Shiv now asks himself (or his father): What makes a fanatic? A fundamentalist? What makes communities that have lived together for years suddenly discover a latent hatred for each other?
Githa Hariharan's novel about contemporary India deals with themes and issues that can be applied to almost anywhere in the world. How do the power politics of a society affect the lives of individual people? What can one person do about it: how do you make a difference when faced with a larger force both powerful and intangible?
In Times of Siege explores a clash between the secular, plural version of Indian history and the more black-and-white version offered by religious Hindu extremists. This clash is most severely felt by the somewhat boring character of Shiv Murthy, an ageing Professor of History in New Delhi, whose lesson on one of the heroes of Indian mythology causes unexpected controversy among the more traditional circles of Indian society. Shiv, with the help of the radical young Meena, who is staying with him while her broken leg is healing, has to explain himself first to the university, then to the scoop-hunting media, and has to finally deal with the religious fundamentalists themselves.
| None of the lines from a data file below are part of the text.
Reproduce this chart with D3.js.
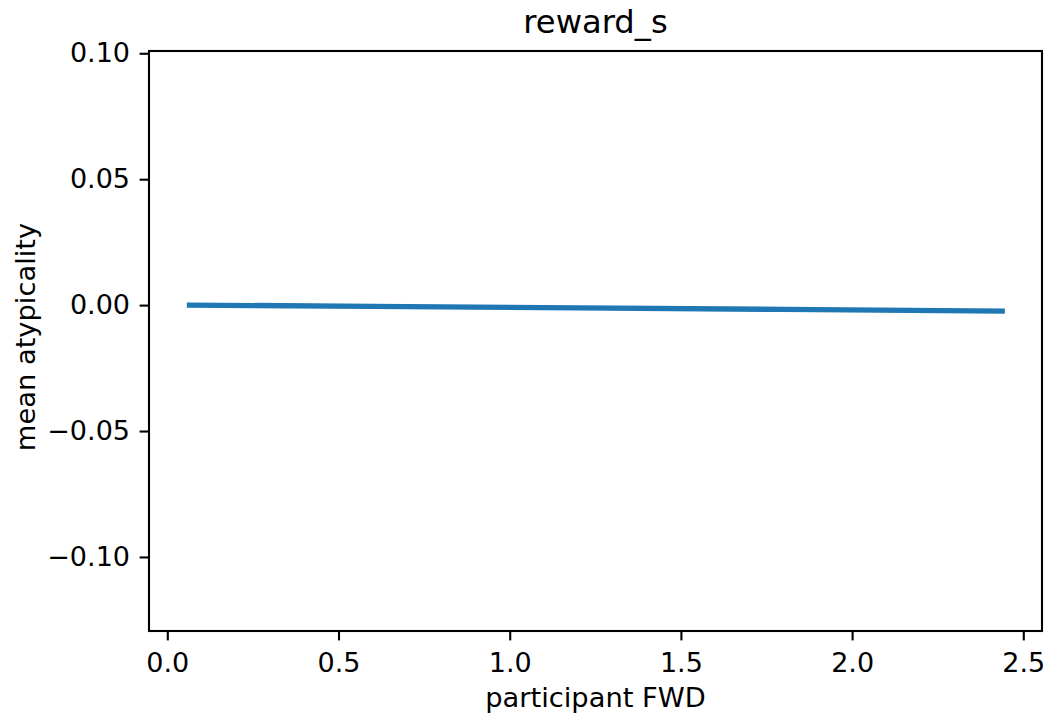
<!DOCTYPE html>
<html><head><meta charset="utf-8">
<script src="https://cdn.jsdelivr.net/npm/d3@7"></script>
<style>body{margin:0;background:#fff;} svg{display:block;font-family:"DejaVu Sans",sans-serif;}</style>
</head><body>
<svg id="c" width="1048" height="717"></svg>
<script>
const fwd = [0.057, 0.6, 1.2, 1.8, 2.446];
const atypicality = [0.0000, -0.0005, -0.0011, -0.0017, -0.0024];
const xTicks = [0.0, 0.5, 1.0, 1.5, 2.0, 2.5];
const yTicks = [-0.10, -0.05, 0.00, 0.05, 0.10];
const title = "reward_s", xLabel = "participant FWD", yLabel = "mean atypicality";

const svg = d3.select("#c");
const L = 149, R = 1042, T = 51, B = 631;
const x = d3.scaleLinear().domain([-0.0535, 2.5546]).range([L, R]);
const y = d3.scaleLinear().domain([-0.1294, 0.1009]).range([B, T]);
const fmt = v => (v < 0 ? "\u2212" : "") + Math.abs(v).toFixed(1);
const fmtY = v => (v < 0 ? "\u2212" : "") + Math.abs(v).toFixed(2);

svg.append("path").datum(fwd.map((d,i)=>[d, atypicality[i]]))
  .attr("fill","none").attr("stroke","#1f77b4").attr("stroke-width",5.4)
  .attr("d", d3.line().x(d=>x(d[0])).y(d=>y(d[1])));

const xa = svg.append("g").attr("transform",`translate(0,${B})`)
  .call(d3.axisBottom(x).tickValues(xTicks).tickFormat(fmt).tickSize(9.4).tickPadding(12.4));
const ya = svg.append("g").attr("transform",`translate(${L},0)`)
  .call(d3.axisLeft(y).tickValues(yTicks).tickFormat(fmtY).tickSize(9.4).tickPadding(9.6));
[xa, ya].forEach(a=>{
  a.select(".domain").remove();
  a.selectAll("line").attr("stroke","#000").attr("stroke-width",2.1);
  a.selectAll("text").attr("font-size",27).attr("fill","#000").attr("font-family","DejaVu Sans");
});
svg.append("rect").attr("x",L).attr("y",T).attr("width",R-L).attr("height",B-T)
  .attr("fill","none").attr("stroke","#000").attr("stroke-width",2.1);

svg.append("text").attr("x",(L+R)/2).attr("y",33).attr("text-anchor","middle")
  .attr("font-size",32.2).text(title);
svg.append("text").attr("x",(L+R)/2).attr("y",707).attr("text-anchor","middle")
  .attr("font-size",27.3).text(xLabel);
svg.append("text").attr("transform",`translate(35,337) rotate(-90)`).attr("text-anchor","middle")
  .attr("font-size",27.3).text(yLabel);
</script>
</body></html>
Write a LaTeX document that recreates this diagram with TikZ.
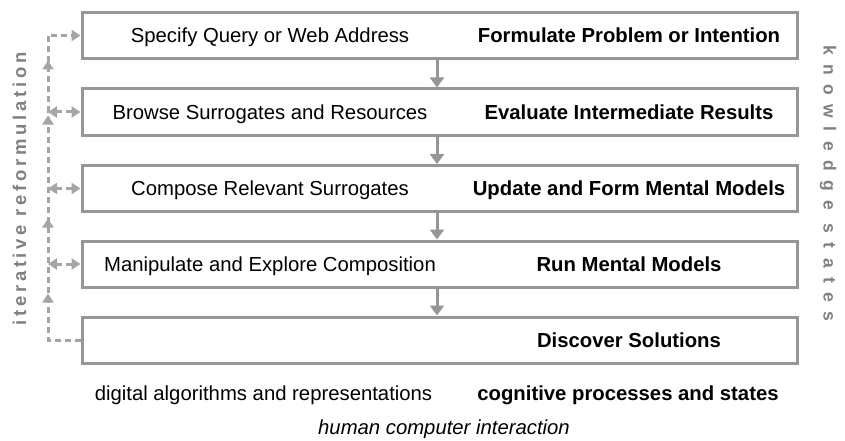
\documentclass[tikz,border=0pt]{standalone}
\usepackage{fontspec}
\setmainfont{Liberation Sans}
\usetikzlibrary{arrows.meta,decorations.markings}
\definecolor{boxgray}{RGB}{150,150,150}
\definecolor{dashgray}{RGB}{165,165,165}
\definecolor{labelgray}{RGB}{128,128,128}
\tikzset{
  stage/.style={draw=boxgray, line width=3pt, minimum width=715pt, minimum height=46pt, inner sep=0pt},
  txt/.style={font=\fontsize{20.3pt}{24pt}\selectfont, inner sep=0pt, anchor=base},
  btxt/.style={txt, font=\fontsize{20.3pt}{24pt}\selectfont\bfseries},
  down/.style={draw=boxgray, line width=3pt, -{Triangle[width=14pt,length=10pt]}},
  fb/.style={draw=dashgray, line width=3pt, dash pattern=on 6pt off 4pt}
}
\begin{document}
\begin{tikzpicture}[x=1pt,y=1pt]
\useasboundingbox (0,0) rectangle (845,-441);
% boxes
\node[stage] (b1) at (439.5,-35.5) {};
\node[stage] (b2) at (439.5,-112) {};
\node[stage] (b3) at (439.5,-188.5) {};
\node[stage] (b4) at (439.5,-264) {};
\node[stage] (b5) at (439.5,-340) {};
% texts
\node[txt] (l1) at (270,-42.8) {Specify Query or Web Address};
\node[txt] (l2) at (270,-119.3) {Browse Surrogates and Resources};
\node[txt] (l3) at (270,-195.8) {Compose Relevant Surrogates};
\node[txt] (l4) at (270,-271.3) {Manipulate and Explore Composition};
\node[btxt] (r1) at (629,-42.8) {Formulate Problem or Intention};
\node[btxt] (r2) at (629,-119.3) {Evaluate Intermediate Results};
\node[btxt] (r3) at (629,-195.8) {Update and Form Mental Models};
\node[btxt] (r4) at (629,-271.3) {Run Mental Models};
\node[btxt] (r5) at (629,-347.3) {Discover Solutions};
% down arrows
\foreach \a/\b in {b1/b2,b2/b3,b3/b4,b4/b5}{
  \draw[down] ([xshift=-2.5pt]\a.south) -- ([xshift=-2.5pt]\b.north);
}
% feedback loop
\coordinate (lt) at (48,-35.5);
\coordinate (lb) at (48,-340);
\draw[fb, -{Triangle[width=11pt,length=9pt]},
  postaction={decorate, decoration={markings,
    mark=at position 79pt with {\arrow{Triangle[width=11pt,length=9pt]}},
    mark=at position 154pt with {\arrow{Triangle[width=11pt,length=9pt]}},
    mark=at position 257pt with {\arrow{Triangle[width=11pt,length=9pt]}},
    mark=at position 312pt with {\arrow{Triangle[width=11pt,length=9pt]}}}}]
  (b5.west) -- (lb) -- (lt) -- (b1.west);
\foreach \b in {b2,b3,b4}{
  \draw[fb, {Triangle[width=11pt,length=9pt]}-{Triangle[width=11pt,length=9pt]}] (\b.west -| lt) -- (\b.west);
}
% side labels
\node[rotate=90, anchor=base, inner sep=0pt, text=labelgray, font=\fontsize{18.5pt}{20pt}\selectfont\bfseries\addfontfeature{LetterSpace=20}] (il) at (26,-189) {iterative reformulation};
\node[rotate=-90, anchor=base, inner sep=0pt, text=labelgray, font=\fontsize{17.5pt}{18pt}\selectfont\bfseries\addfontfeature{LetterSpace=53}] (ks) at (823.5,-183) {knowledge states};
% bottom labels
\node[txt] (dg) at (263.5,-400) {digital algorithms and representations};
\node[btxt] (cg) at (628,-400) {cognitive processes and states};
\node[txt, font=\fontsize{20.3pt}{24pt}\selectfont\itshape] (hc) at (444,-434) {human computer interaction};
\end{tikzpicture}
\end{document}
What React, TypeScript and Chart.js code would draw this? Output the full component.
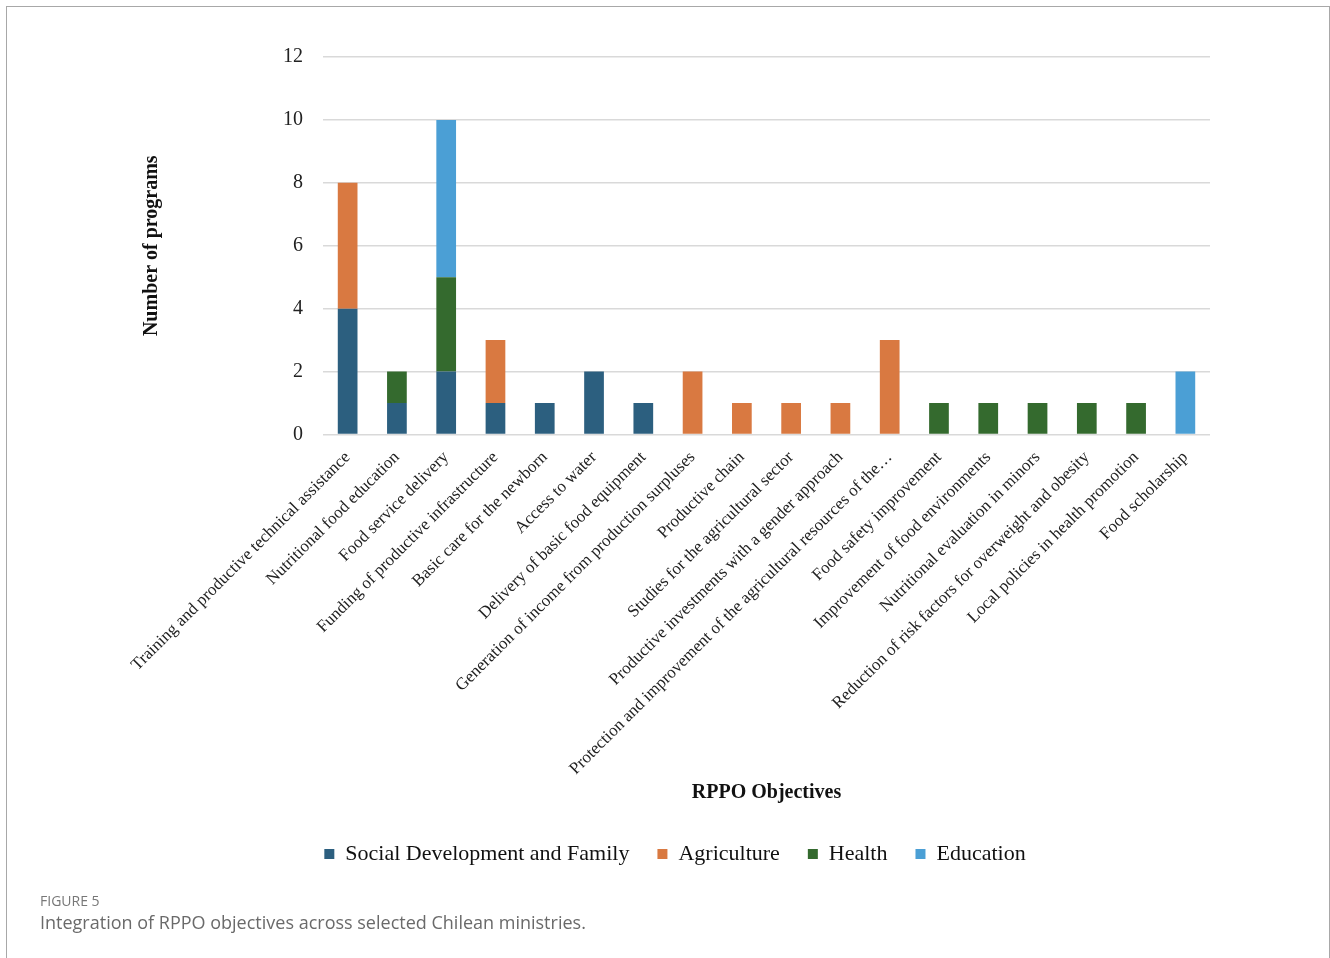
import React, { useEffect, useRef } from "react";
import { Chart, registerables } from "chart.js";

Chart.register(...registerables);

const categories = [
  "Training and productive technical assistance",
  "Nutritional food education",
  "Food service delivery",
  "Funding of productive infrastructure",
  "Basic care for the newborn",
  "Access to water",
  "Delivery of basic food equipment",
  "Generation of income from production surpluses",
  "Productive chain",
  "Studies for the agricultural sector",
  "Productive investments with a gender approach",
  "Protection and improvement of the agricultural resources of the…",
  "Food safety improvement",
  "Improvement of food environments",
  "Nutritional evaluation in minors",
  "Reduction of risk factors for overweight and obesity",
  "Local policies in health promotion",
  "Food scholarship",
];

const socialDevelopment = [4, 1, 2, 1, 1, 2, 1, 0, 0, 0, 0, 0, 0, 0, 0, 0, 0, 0];
const agriculture = [4, 0, 0, 2, 0, 0, 0, 2, 1, 1, 1, 3, 0, 0, 0, 0, 0, 0];
const health = [0, 1, 3, 0, 0, 0, 0, 0, 0, 0, 0, 0, 1, 1, 1, 1, 1, 0];
const education = [0, 0, 5, 0, 0, 0, 0, 0, 0, 0, 0, 0, 0, 0, 0, 0, 0, 2];

const seriesNames = ["Social Development and Family", "Agriculture", "Health", "Education"];
const seriesColors = ["#2c5f7f", "#d97941", "#346a2e", "#4b9fd5"];

const yMin = 0;
const yMax = 12;
const yStep = 2;

const SERIF = '"Liberation Serif", "Times New Roman", serif';

export default function App() {
  const canvasRef = useRef<HTMLCanvasElement | null>(null);

  useEffect(() => {
    if (!canvasRef.current) return;
    const values = [socialDevelopment, agriculture, health, education];
    const chart = new Chart(canvasRef.current, {
      type: "bar",
      data: {
        labels: categories,
        datasets: values.map((d, i) => ({
          label: seriesNames[i],
          data: d,
          backgroundColor: seriesColors[i],
          borderWidth: 0,
          barPercentage: 0.4,
          categoryPercentage: 1,
        })),
      },
      options: {
        animation: false,
        responsive: false,
        maintainAspectRatio: false,
        layout: { padding: { left: 140, right: 120, top: 57, bottom: 5 } },
        plugins: {
          legend: {
            position: "bottom",
            labels: {
              font: { family: SERIF, size: 22 },
              color: "#111",
              boxWidth: 10,
              boxHeight: 10,
              padding: 28,
            },
          },
          tooltip: { enabled: false },
        },
        scales: {
          x: {
            stacked: true,
            grid: { display: false, drawTicks: false },
            border: { display: false },
            ticks: {
              autoSkip: false,
              minRotation: 45,
              maxRotation: 45,
              padding: 13,
              color: "#222",
              font: { family: SERIF, size: 17 },
            },
            title: {
              display: true,
              text: "RPPO Objectives",
              color: "#111",
              font: { family: SERIF, size: 20, weight: "bold" },
              padding: { top: -11, bottom: 10 },
            },
          },
          y: {
            stacked: true,
            min: yMin,
            max: yMax,
            grid: { color: "#d9d9d9", lineWidth: 1.5, drawTicks: false },
            border: { display: false },
            ticks: {
              stepSize: yStep,
              padding: 20,
              color: "#222",
              font: { family: SERIF, size: 20 },
            },
            title: {
              display: true,
              text: "Number of programs",
              color: "#111",
              font: { family: SERIF, size: 20, weight: "bold" },
              padding: { top: 0, bottom: 99 },
            },
          },
        },
      },
    });
    return () => chart.destroy();
  }, []);

  return (
    <div>
      <div
        style={{
          position: "fixed",
          left: 6,
          top: 6,
          width: 1324,
          height: 970,
          border: "1px solid #a8a8a8",
          boxSizing: "border-box",
        }}
      />
      <canvas
        ref={canvasRef}
        width={1330}
        height={880}
        style={{ position: "fixed", left: 0, top: 0, width: 1330, height: 880 }}
      />
      <div
        style={{
          position: "fixed",
          left: 40,
          top: 891,
          fontFamily: '"Open Sans", "Noto Sans", sans-serif',
          fontSize: 14,
          color: "#777",
        }}
      >
        FIGURE 5
      </div>
      <div
        style={{
          position: "fixed",
          left: 40,
          top: 910,
          fontFamily: '"Open Sans", "Noto Sans", sans-serif',
          fontSize: 18,
          color: "#6a6a6a",
        }}
      >
        Integration of RPPO objectives across selected Chilean ministries.
      </div>
    </div>
  );
}
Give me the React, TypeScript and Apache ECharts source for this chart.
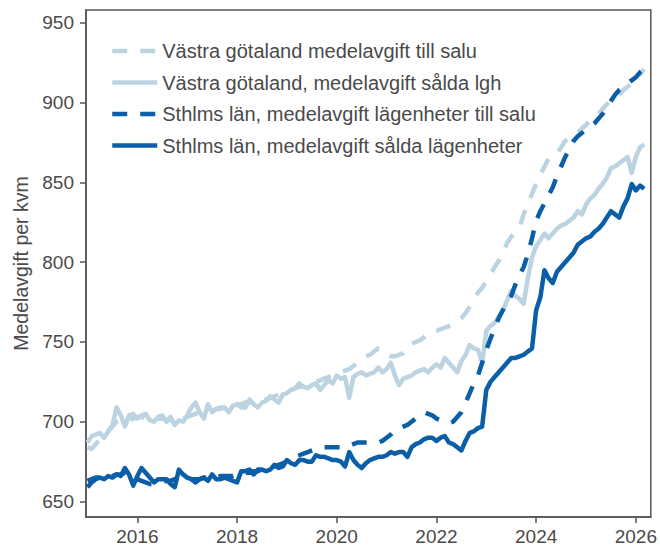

The novel's tedious plot failed to keep me interested for most of the way, and some events were completely unrealistic (e.g. Shiv's and Meena's growing attraction for each other). However, the topic of the novel is topical and universal: to what extent can history be rewritten and reinterpreted from different points of view? Whose view dominates and whose is "correct" - and what happens when these two do not converge?
Githa Hariharan: In Times of Siege. Vintage. 2003.